> _RECORDS SHOWN_:
______

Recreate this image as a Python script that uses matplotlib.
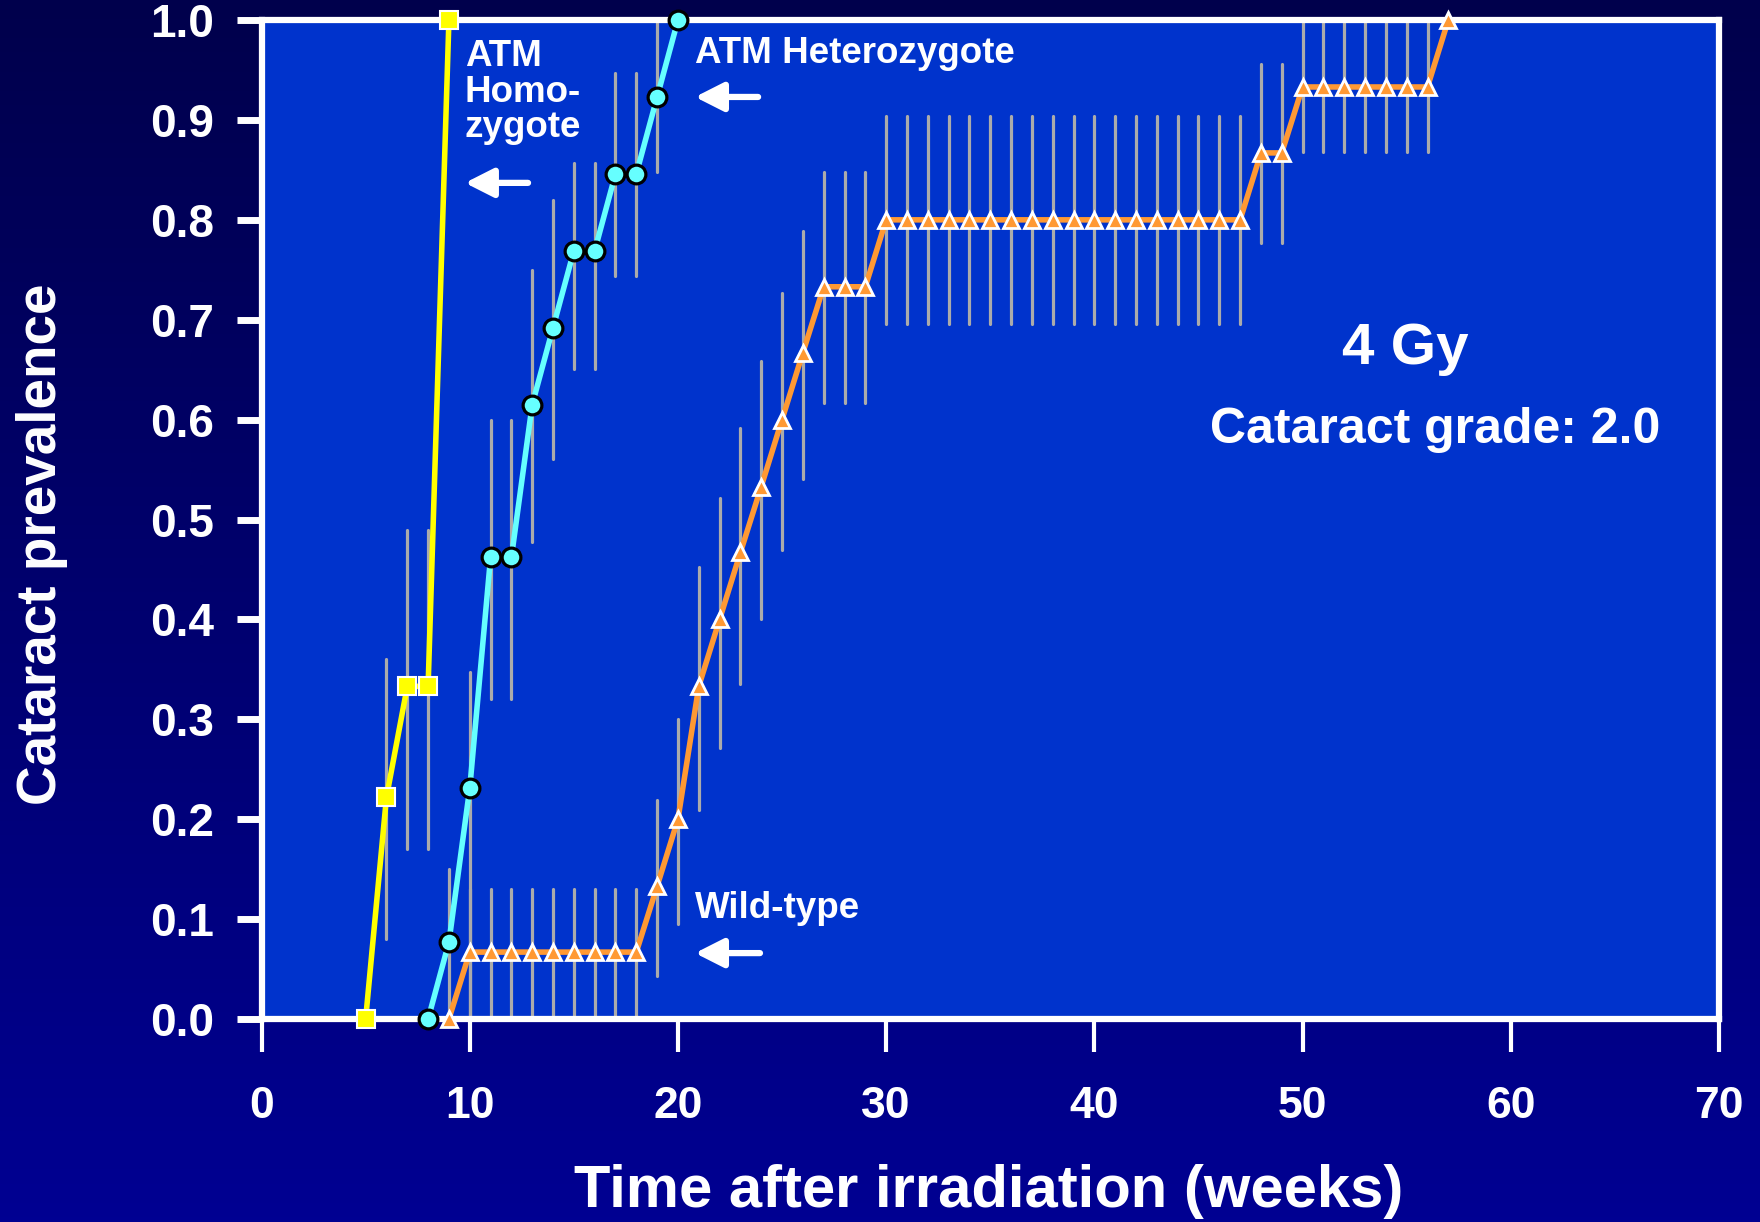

______

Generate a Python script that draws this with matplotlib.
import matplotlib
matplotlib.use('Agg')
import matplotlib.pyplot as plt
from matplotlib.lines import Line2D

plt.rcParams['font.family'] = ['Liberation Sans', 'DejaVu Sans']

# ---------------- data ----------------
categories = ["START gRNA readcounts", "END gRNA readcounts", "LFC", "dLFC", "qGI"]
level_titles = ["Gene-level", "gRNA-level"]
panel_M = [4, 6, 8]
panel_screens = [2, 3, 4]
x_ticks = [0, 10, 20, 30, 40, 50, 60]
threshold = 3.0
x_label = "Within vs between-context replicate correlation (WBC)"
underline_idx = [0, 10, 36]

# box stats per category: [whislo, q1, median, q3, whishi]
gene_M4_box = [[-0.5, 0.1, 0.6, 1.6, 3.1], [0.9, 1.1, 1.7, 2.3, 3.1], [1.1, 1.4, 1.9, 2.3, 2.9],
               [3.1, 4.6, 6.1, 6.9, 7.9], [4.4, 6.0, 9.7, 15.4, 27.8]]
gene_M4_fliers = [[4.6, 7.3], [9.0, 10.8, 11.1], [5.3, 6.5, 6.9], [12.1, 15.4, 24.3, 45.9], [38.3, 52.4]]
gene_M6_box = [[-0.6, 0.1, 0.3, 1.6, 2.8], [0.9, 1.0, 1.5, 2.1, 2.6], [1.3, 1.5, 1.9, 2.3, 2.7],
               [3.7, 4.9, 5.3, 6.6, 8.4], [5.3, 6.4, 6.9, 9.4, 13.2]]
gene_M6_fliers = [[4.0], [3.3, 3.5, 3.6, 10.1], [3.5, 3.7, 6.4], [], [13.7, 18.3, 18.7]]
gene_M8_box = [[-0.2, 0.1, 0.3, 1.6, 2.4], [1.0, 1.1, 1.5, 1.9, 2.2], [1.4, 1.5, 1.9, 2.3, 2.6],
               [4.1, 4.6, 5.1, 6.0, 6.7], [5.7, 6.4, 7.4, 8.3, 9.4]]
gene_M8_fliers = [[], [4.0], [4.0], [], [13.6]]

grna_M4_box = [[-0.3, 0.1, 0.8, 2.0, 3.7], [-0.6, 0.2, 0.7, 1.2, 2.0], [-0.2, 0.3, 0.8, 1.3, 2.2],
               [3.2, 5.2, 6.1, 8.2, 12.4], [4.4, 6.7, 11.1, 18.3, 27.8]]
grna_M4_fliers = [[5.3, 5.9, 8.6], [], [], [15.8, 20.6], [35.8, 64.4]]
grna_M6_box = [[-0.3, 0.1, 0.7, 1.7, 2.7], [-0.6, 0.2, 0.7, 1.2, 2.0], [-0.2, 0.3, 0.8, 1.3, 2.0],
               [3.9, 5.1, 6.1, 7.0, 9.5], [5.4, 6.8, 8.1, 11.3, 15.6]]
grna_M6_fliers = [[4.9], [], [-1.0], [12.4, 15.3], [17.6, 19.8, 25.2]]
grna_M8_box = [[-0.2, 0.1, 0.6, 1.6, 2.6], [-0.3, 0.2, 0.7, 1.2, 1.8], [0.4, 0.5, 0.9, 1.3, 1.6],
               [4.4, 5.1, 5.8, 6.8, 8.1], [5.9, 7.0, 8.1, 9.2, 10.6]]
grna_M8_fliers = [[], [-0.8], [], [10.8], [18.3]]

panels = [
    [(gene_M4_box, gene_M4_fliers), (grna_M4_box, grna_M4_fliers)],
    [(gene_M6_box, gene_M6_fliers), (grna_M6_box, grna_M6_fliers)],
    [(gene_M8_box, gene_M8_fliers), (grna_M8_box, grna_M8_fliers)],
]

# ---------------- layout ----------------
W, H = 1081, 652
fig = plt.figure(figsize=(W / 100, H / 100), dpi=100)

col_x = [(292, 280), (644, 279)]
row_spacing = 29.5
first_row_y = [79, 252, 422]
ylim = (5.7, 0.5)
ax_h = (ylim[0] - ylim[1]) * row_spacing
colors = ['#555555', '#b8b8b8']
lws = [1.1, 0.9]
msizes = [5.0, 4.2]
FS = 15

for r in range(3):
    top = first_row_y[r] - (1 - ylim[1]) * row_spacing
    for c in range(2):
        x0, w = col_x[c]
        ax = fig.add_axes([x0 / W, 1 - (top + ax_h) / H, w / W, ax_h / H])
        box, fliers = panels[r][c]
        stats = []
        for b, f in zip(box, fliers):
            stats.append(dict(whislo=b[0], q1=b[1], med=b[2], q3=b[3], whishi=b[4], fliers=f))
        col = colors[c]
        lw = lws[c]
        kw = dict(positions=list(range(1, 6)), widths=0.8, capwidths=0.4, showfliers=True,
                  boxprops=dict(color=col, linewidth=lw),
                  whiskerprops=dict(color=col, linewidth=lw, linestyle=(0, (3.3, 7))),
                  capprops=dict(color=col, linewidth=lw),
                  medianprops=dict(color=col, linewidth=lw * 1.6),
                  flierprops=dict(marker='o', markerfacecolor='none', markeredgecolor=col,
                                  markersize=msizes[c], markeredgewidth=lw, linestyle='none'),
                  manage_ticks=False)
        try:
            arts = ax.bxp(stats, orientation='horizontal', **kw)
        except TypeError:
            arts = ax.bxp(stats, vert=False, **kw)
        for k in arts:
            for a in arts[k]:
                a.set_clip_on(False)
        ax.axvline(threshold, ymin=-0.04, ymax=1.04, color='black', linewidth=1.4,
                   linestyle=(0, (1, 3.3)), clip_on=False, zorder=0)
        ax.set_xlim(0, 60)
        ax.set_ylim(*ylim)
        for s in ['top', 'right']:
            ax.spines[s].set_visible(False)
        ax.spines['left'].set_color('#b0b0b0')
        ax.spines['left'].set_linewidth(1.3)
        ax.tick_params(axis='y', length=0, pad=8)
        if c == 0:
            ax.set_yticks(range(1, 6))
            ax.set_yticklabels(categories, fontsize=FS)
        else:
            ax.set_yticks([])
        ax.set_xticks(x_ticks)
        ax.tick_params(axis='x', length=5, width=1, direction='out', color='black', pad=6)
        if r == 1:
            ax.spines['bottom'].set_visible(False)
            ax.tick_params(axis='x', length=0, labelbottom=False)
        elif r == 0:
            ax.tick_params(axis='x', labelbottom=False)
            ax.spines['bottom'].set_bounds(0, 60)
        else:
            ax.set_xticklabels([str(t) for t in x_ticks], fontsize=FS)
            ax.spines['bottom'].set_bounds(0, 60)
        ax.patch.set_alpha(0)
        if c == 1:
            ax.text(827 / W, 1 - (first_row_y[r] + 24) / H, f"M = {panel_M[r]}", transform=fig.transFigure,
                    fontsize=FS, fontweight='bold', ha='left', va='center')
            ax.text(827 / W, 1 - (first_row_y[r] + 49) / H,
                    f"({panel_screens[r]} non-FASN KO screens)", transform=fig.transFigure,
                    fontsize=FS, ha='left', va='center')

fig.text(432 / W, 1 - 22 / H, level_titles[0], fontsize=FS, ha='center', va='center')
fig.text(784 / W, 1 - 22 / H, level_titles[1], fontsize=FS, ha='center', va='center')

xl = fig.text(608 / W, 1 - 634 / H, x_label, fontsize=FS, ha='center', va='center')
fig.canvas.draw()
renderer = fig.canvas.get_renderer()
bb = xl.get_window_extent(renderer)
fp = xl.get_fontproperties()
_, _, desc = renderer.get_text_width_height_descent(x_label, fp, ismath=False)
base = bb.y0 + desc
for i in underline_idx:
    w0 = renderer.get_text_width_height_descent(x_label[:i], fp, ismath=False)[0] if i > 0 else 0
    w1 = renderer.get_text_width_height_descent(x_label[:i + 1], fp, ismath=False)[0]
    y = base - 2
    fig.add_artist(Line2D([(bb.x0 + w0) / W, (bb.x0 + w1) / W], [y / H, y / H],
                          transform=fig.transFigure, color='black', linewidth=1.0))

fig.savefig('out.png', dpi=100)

______

Locate all lines in the listing above with the word "this". Copy them.

Recreate this image as a Python script that uses matplotlib.
Generate a Python script that draws this with matplotlib.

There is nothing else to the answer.